Backside power delivery and heat management
Another key factor is power delivery. Traditional networks bring signals and power through the front of the wafer, occupying space in many metal layers. Backside power delivery networks (BSPDN) separate some of this routing, freeing front-side space for signals. The potential advantage is clear: less congestion, better current delivery, and more headroom for scaling.
But it’s not without costs. Moving the power network alters thermal paths and can complicate heat dissipation. Imec’s technical analyses of backside power delivery highlight the need to carefully study design options and thermal trade-offs. In high-performance chips—where heat is already a serious constraint—any physical change has significant consequences.
The roadmap also mentions integrating voltage regulators on the package, interposer, or even the wafer’s backside. For AI systems and high-performance computing, providing stable power to multiple chiplets, HBM stacks, and accelerators requires a more precise electrical architecture. Power no longer remains external to the chip; it becomes part of the sophisticated system design.

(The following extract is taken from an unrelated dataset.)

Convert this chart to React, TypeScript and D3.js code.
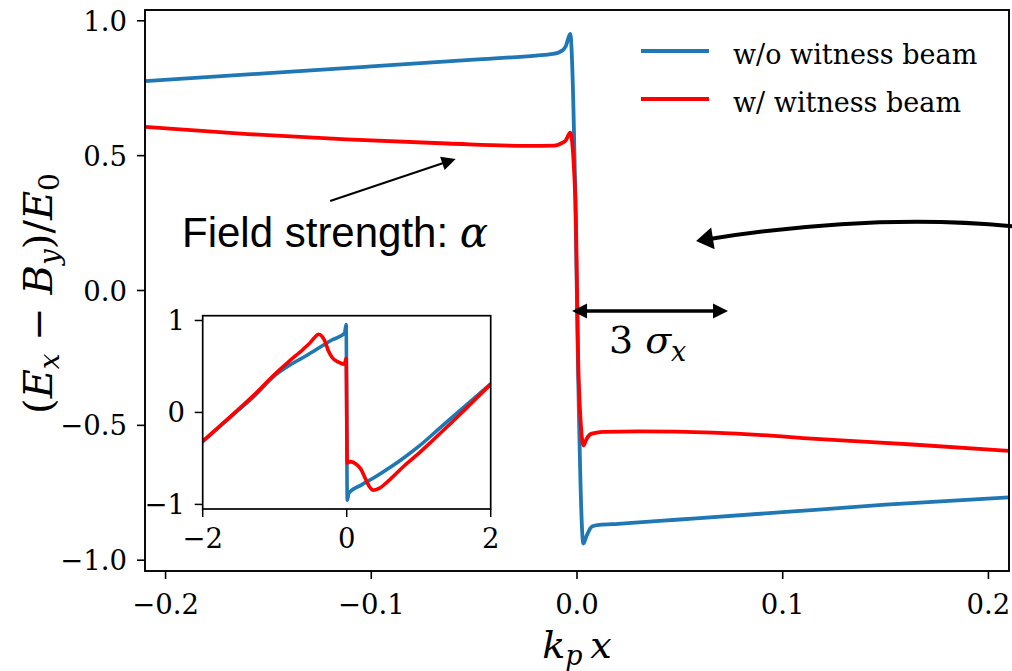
import React from 'react';
import * as d3 from 'd3';

// ---------- main panel data ----------
const blueX = [-0.21, -0.15, -0.10, -0.05, -0.02, -0.0117, -0.0068, -0.0055, -0.0033, -0.0008, 0.0006, 0.0031, 0.0045, 0.0073, 0.011, 0.02, 0.05, 0.10, 0.15, 0.21];
const blueY = [0.776, 0.806, 0.831, 0.856, 0.871, 0.877, 0.892, 0.905, 0.951, 0.34, -0.326, -0.938, -0.913, -0.875, -0.869, -0.865, -0.849, -0.822, -0.794, -0.767];

const redX = [-0.21, -0.16, -0.112, -0.063, -0.024, -0.011, -0.0068, -0.0055, -0.0033, -0.0008, 0.0008, 0.0032, 0.0045, 0.0065, 0.009, 0.013, 0.03, 0.066, 0.09, 0.114, 0.163, 0.21];
const redY = [0.607, 0.58, 0.56, 0.545, 0.536, 0.537, 0.549, 0.556, 0.585, 0.34, -0.326, -0.574, -0.553, -0.533, -0.528, -0.524, -0.522, -0.527, -0.536, -0.549, -0.571, -0.595];

// ---------- inset data ----------
const inBlueX = [-2.0, -1.6, -1.3, -1.0, -0.8, -0.6, -0.4, -0.2, -0.03, -0.008, 0.008, 0.03, 0.2, 0.4, 0.6, 0.8, 1.0, 1.3, 1.6, 2.0];
const inBlueY = [-0.315, -0.04, 0.165, 0.40, 0.51, 0.60, 0.695, 0.79, 0.862, 0.955, -0.955, -0.875, -0.79, -0.70, -0.60, -0.49, -0.37, -0.165, 0.04, 0.31];

const inRedX = [-2.0, -1.6, -1.3, -1.0, -0.8, -0.6, -0.5, -0.44, -0.39, -0.34, -0.3, -0.255, -0.2, -0.12, -0.03, -0.008, 0.008, 0.05, 0.14, 0.2, 0.26, 0.31, 0.37, 0.45, 0.6, 0.8, 1.0, 1.2, 1.45, 1.7, 2.0];
const inRedY = [-0.315, -0.035, 0.18, 0.415, 0.556, 0.69, 0.765, 0.82, 0.85, 0.825, 0.77, 0.67, 0.595, 0.55, 0.525, 0.59, -0.55, -0.535, -0.567, -0.62, -0.72, -0.80, -0.845, -0.825, -0.73, -0.58, -0.445, -0.30, -0.115, 0.075, 0.305];

// ---------- ticks ----------
const mainXTicks = [-0.2, -0.1, 0.0, 0.1, 0.2];
const mainXTickLabels = ['\u22120.2', '\u22120.1', '0.0', '0.1', '0.2'];
const mainYTicks = [-1.0, -0.5, 0.0, 0.5, 1.0];
const mainYTickLabels = ['\u22121.0', '\u22120.5', '0.0', '0.5', '1.0'];
const inXTicks = [-2, 0, 2];
const inXTickLabels = ['\u22122', '0', '2'];
const inYTicks = [-1, 0, 1];
const inYTickLabels = ['\u22121', '0', '1'];

const legendLabels = ['w/o witness beam', 'w/ witness beam'];

// annotation anchors in data coordinates
const fieldArrowTail = [-0.12, 0.332];
const fieldArrowTip = [-0.059, 0.488];
const fieldTextPos = [-0.192, 0.161];
const sigmaArrowFrom = [-0.0024, -0.076];
const sigmaArrowTo = [0.0734, -0.076];
const sigmaTextPos = [0.0155, -0.232];
const curveStart = [0.2154, 0.2355];
const curveCtrl = [0.1473, 0.291];
const curveTip = [0.0579, 0.1835];

const BLUE = '#1f77b4';
const RED = '#ff0000';
const SERIF = '"DejaVu Serif", "Liberation Serif", serif';
const SANS = '"Liberation Sans", Arial, sans-serif';

function head(tip: number[], from: number[], L: number, Wd: number) {
  const dx = tip[0] - from[0];
  const dy = tip[1] - from[1];
  const len = Math.hypot(dx, dy);
  const ux = dx / len, uy = dy / len;
  const nx = -uy, ny = ux;
  const bx = tip[0] - L * ux, by = tip[1] - L * uy;
  return {
    pts: `${tip[0]},${tip[1]} ${bx + Wd * nx},${by + Wd * ny} ${bx - Wd * nx},${by - Wd * ny}`,
    base: [bx + 0.3 * L * ux, by + 0.3 * L * uy],
  };
}

export default function App() {
  const W = 1012, H = 671;
  const x = d3.scaleLinear().domain([-0.21, 0.21]).range([145, 1009]);
  const y = d3.scaleLinear().domain([-1.04, 1.04]).range([571, 10]);
  const xi = d3.scaleLinear().domain([-2, 2]).range([202.7, 490.7]);
  const yi = d3.scaleLinear().domain([-1.05, 1.052]).range([509, 315.7]);

  const mk = (xs: number[], ys: number[], sx: any, sy: any) =>
    d3.line<number>().x((d) => sx(xs[d])).y((d) => sy(ys[d])).curve(d3.curveMonotoneX)(d3.range(xs.length)) as string;

  const [x0, x1] = x.range();
  const [y0, y1] = y.range();
  const [ix0, ix1] = xi.range();
  const [iy0, iy1] = yi.range();

  const fTail = [x(fieldArrowTail[0]), y(fieldArrowTail[1])];
  const fTip = [x(fieldArrowTip[0]), y(fieldArrowTip[1])];
  const fHead = head(fTip, fTail, 14, 7);

  const sA = [x(sigmaArrowFrom[0]), y(sigmaArrowFrom[1])];
  const sB = [x(sigmaArrowTo[0]), y(sigmaArrowTo[1])];
  const sHeadB = head(sB, sA, 15, 7.5);
  const sHeadA = head(sA, sB, 15, 7.5);

  const cS = [x(curveStart[0]), y(curveStart[1])];
  const cC = [x(curveCtrl[0]), y(curveCtrl[1])];
  const cT = [x(curveTip[0]), y(curveTip[1])];
  const cHead = head(cT, cC, 17, 11);

  const ftxt = [x(fieldTextPos[0]), y(fieldTextPos[1])];
  const stxt = [x(sigmaTextPos[0]), y(sigmaTextPos[1])];

  return (
    <svg width={W} height={H} style={{ position: 'absolute', left: 0, top: 0, display: 'block', background: '#fff' }}>
      <defs>
        <clipPath id="mainClip">
          <rect x={x0} y={y1} width={x1 - x0} height={y0 - y1} />
        </clipPath>
        <clipPath id="inClip">
          <rect x={ix0} y={iy1} width={ix1 - ix0} height={iy0 - iy1} />
        </clipPath>
      </defs>
      <rect x={0} y={0} width={W} height={H} fill="#fff" />

      <g clipPath="url(#mainClip)" fill="none" strokeLinejoin="round" strokeLinecap="round">
        <path d={mk(blueX, blueY, x, y)} stroke={BLUE} strokeWidth={3.8} />
        <path d={mk(redX, redY, x, y)} stroke={RED} strokeWidth={3.8} />
      </g>

      <rect x={x0} y={y1} width={x1 - x0} height={y0 - y1} fill="none" stroke="#000" strokeWidth={1.9} />

      {mainXTicks.map((t, i) => (
        <g key={'mx' + i}>
          <line x1={x(t)} x2={x(t)} y1={y0} y2={y0 + 8} stroke="#000" strokeWidth={1.6} />
          <text x={x(t)} y={614} textAnchor="middle" fontFamily={SERIF} fontSize={27.5} fill="#000">{mainXTickLabels[i]}</text>
        </g>
      ))}
      {mainYTicks.map((t, i) => (
        <g key={'my' + i}>
          <line x1={x0 - 8} x2={x0} y1={y(t)} y2={y(t)} stroke="#000" strokeWidth={1.6} />
          <text x={127} y={y(t) + 10} textAnchor="end" fontFamily={SERIF} fontSize={27.5} fill="#000">{mainYTickLabels[i]}</text>
        </g>
      ))}

      <text x={577} y={658} textAnchor="middle" fontFamily={SERIF} fontSize={38} fill="#000">
        <tspan fontStyle="italic">k</tspan>
        <tspan fontStyle="italic" fontSize={27} dy={7}>p</tspan>
        <tspan dy={-7}>{'\u2009'}</tspan>
        <tspan fontStyle="italic">x</tspan>
      </text>
      <text transform={`translate(52, ${(y0 + y1) / 2 + 3}) rotate(-90)`} textAnchor="middle" fontFamily={SERIF} fontSize={40} fill="#000">
        <tspan>(</tspan>
        <tspan fontStyle="italic">E</tspan>
        <tspan fontStyle="italic" fontSize={28} dy={7}>x</tspan>
        <tspan dy={-7}>{' \u2212 '}</tspan>
        <tspan fontStyle="italic">B</tspan>
        <tspan fontStyle="italic" fontSize={28} dy={7}>y</tspan>
        <tspan dy={-7}>)/</tspan>
        <tspan fontStyle="italic">E</tspan>
        <tspan fontSize={28} dy={7}>0</tspan>
      </text>

      {legendLabels.map((lab, i) => (
        <g key={'lg' + i}>
          <line x1={641} x2={709} y1={51 + i * 48} y2={51 + i * 48} stroke={i === 0 ? BLUE : RED} strokeWidth={3.8} />
          <text x={733} y={63.5 + i * 48} fontFamily={SERIF} fontSize={27} fill="#000">{lab}</text>
        </g>
      ))}

      <line x1={fTail[0]} y1={fTail[1]} x2={fHead.base[0]} y2={fHead.base[1]} stroke="#000" strokeWidth={2} />
      <polygon points={fHead.pts} fill="#000" />
      <text x={ftxt[0]} y={ftxt[1]} fontFamily={SANS} fontSize={42} fill="#000">
        Field strength: <tspan fontFamily={SERIF} fontStyle="italic">{'\u03b1'}</tspan>
      </text>

      <line x1={sHeadA.base[0]} y1={sA[1]} x2={sHeadB.base[0]} y2={sB[1]} stroke="#000" strokeWidth={3.5} />
      <polygon points={sHeadA.pts} fill="#000" />
      <polygon points={sHeadB.pts} fill="#000" />
      <text x={stxt[0]} y={stxt[1]} fontFamily={SERIF} fontSize={38} fill="#000">
        <tspan>3 </tspan>
        <tspan fontStyle="italic">{'\u03c3'}</tspan>
        <tspan fontStyle="italic" fontSize={27} dy={8}>x</tspan>
      </text>

      <path d={`M${cS[0]},${cS[1]} Q${cC[0]},${cC[1]} ${cHead.base[0]},${cHead.base[1]}`} fill="none" stroke="#000" strokeWidth={4} />
      <polygon points={cHead.pts} fill="#000" />

      <rect x={ix0} y={iy1} width={ix1 - ix0} height={iy0 - iy1} fill="#fff" />
      <g clipPath="url(#inClip)" fill="none" strokeLinejoin="round" strokeLinecap="round">
        <path d={mk(inBlueX, inBlueY, xi, yi)} stroke={BLUE} strokeWidth={3.6} />
        <path d={mk(inRedX, inRedY, xi, yi)} stroke={RED} strokeWidth={3.6} />
      </g>
      <rect x={ix0} y={iy1} width={ix1 - ix0} height={iy0 - iy1} fill="none" stroke="#000" strokeWidth={1.7} />
      {inXTicks.map((t, i) => (
        <g key={'ix' + i}>
          <line x1={xi(t)} x2={xi(t)} y1={iy0} y2={iy0 + 8} stroke="#000" strokeWidth={1.5} />
          <text x={xi(t)} y={548} textAnchor="middle" fontFamily={SERIF} fontSize={27.5} fill="#000">{inXTickLabels[i]}</text>
        </g>
      ))}
      {inYTicks.map((t, i) => (
        <g key={'iy' + i}>
          <line x1={ix0 - 8} x2={ix0} y1={yi(t)} y2={yi(t)} stroke="#000" strokeWidth={1.5} />
          <text x={185} y={yi(t) + 10} textAnchor="end" fontFamily={SERIF} fontSize={27.5} fill="#000">{inYTickLabels[i]}</text>
        </g>
      ))}
    </svg>
  );
}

The core message of the roadmap is that the future of semiconductors depends not on a single miracle technology but on orchestrating new transistors, more efficient wiring, power delivery, materials, 3D packaging, near-memory storage, and thermal management. Miniaturization continues, but it no longer progresses in isolation.
If the projections hold, reaching sub-1 nm chips will not be a simple node change. It will be the culmination of nearly a decade of technological development—from current nanosheets to CFETs and, eventually, to 2D materials. Simultaneously, the industry will need to justify each step economically. With ever-costlier fabs and increasing importance of advanced packaging, not every product will require the most cutting-edge node.

The major AI accelerators, high-performance CPUs, and data center chips will continue pushing the frontier. The rest of the market will likely combine mature nodes, chiplets, and packaging techniques to balance cost and performance. Moore’s law is alive but more costly, more vertical, and far more complex to summarize with a single nanometer number.
Frequently Asked Questions
When will chips below 1 nm arrive?
Imec’s roadmap places the first sub-1 nm node around 2034, with the A7 or 0.7 nm node based on CFET. This is not a guaranteed commercial production date.
What is a CFET?
A CFET is a complementary transistor that stacks nMOS and pMOS devices vertically to enhance logical density beyond what conventional nanosheets can achieve.
What are 2D FETs?
They are transistors that use two-dimensional materials in the conduction channel. They are being studied as a route to extend logical scalability toward nodes of 0.2 nm and smaller.
Why isn’t reducing transistor size enough anymore?
Because current limits also come from interconnects, power delivery, heat, memory, and manufacturing costs. Modern performance increasingly depends on the overall system design.